Naima’s debut album Giant Palm is undoubtedly infused with the Brazilian music of her youth and regular family visits. She found inspiration in “the percussion, the melodies, chords - and particularly the poetic juxtaposition of tragedy and beauty held within the lyrics”. By the age of 15 Naima was embedded in the music scene of South-East London, slotting into a group of like-minded friends writing and playing music. This led to the creation of Goat Girl, the band she toured the world with playing bass and singing alongside her school friends. After six years, Naima decided to leave Goat Girl to try something new. In the intervening years she set up a gardening company and started a degree at University College London in archeology because, as she jokes, “I liked being near the ground”. During this time she was writing music, playing guitar, and learning violin. She was also introduced to producer and arranger Joel Burton through Josh Cohen and his label, Memorials of Distinction. Over the time he and Naima worked together, Joel’s burgeoning interest in Western Classical music, global folk music, experience in large scale arrangement and orchestration informed the collaborative process that eventually culminated in Giant Palm.
Naima had been writing songs for years without any strong idea of where to take them. However, over a gradual process of rehearsing and performing with Joel, the compositions began to settle into something more concrete. It wasn’t until restrictions began to ease post- lockdown that they were able to focus on getting the songs finished and recorded.
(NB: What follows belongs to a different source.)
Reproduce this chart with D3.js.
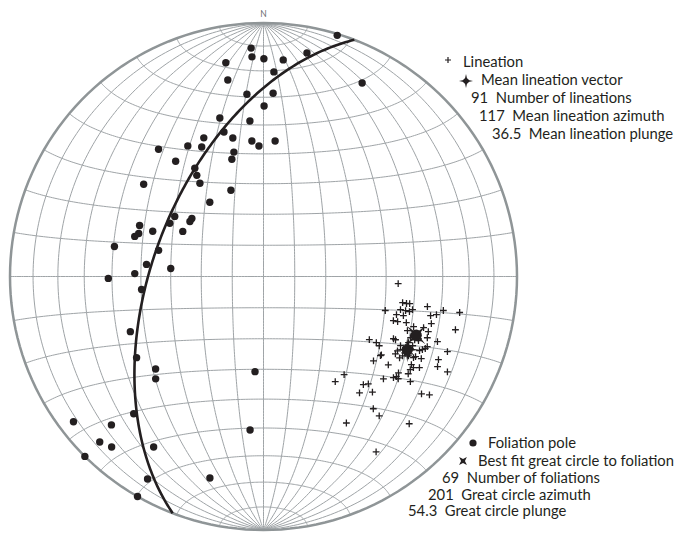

Fortunately, Dan Carey of Speedy Wunderground offered his spare studio space in Streatham, in south east London, free of charge. Informed by a desire to create music that was considered and intentional, they spent the month leading up to the recording expanding the arrangements, to be performed by a large and varied group of musicians - with Joel scoring parts and recording the synth and electronic elements in advance. Once they managed to schedule slots for the more-than 30 musicians on the record - the expansive yet delicate arrangements were brought to life and captured with the help of engineer Syd Kemp.
Naima loves the collective voice of traditionals that belong to everyone. She’s recently found a home for this passion in her role in the ever-shifting line-up of South-London folk collective Broadside Hacks, but it’s long been a way for her to explore her own artistry. She learned to play guitar and violin through these songs, but she also found her voice in them. “All the other representations that I’d had of singing felt so unattainable” she recalls, but in folk music she found that singing can take on so many forms without the need to exactly replicate something. Here, qualities that make her voice unique were able to flourish. This is present all through her music, as well as a feeling of community and the sharing of ideas.
Written over the space of years, each of Naima’s songs represents a snapshot of a specific feeling, of brief moments in Naima’s life that make up a larger whole. “I never change lyrics” she says, “even if I don’t relate to them anymore, I related to them once which means someone else could, somewhere”. Whether that’s in the playful humour of ‘Campervan’, the peaceful exhale of ‘Giant Palm’ or in the darker moments like in the stark, self-critical honesty of ‘Every Morning’, whatever the form it’s always laid bare.
There’s also a feeling of clarity to the songs, which Naima largely credits to the fact that many of them were written while walking. She finds inspiration in the meditative and revealing nature of long walks with a fixed but far-off destination. “There’s a stripping away that takes place”, she says, the slowing of thoughts by the rhythm of walking is often to thank for the sharp focus of her lyrics. Be that during a period of three years where she would return to Spanish pilgrimage network Camino de Santiago for weeks at a time, or simple hours spent in the English countryside.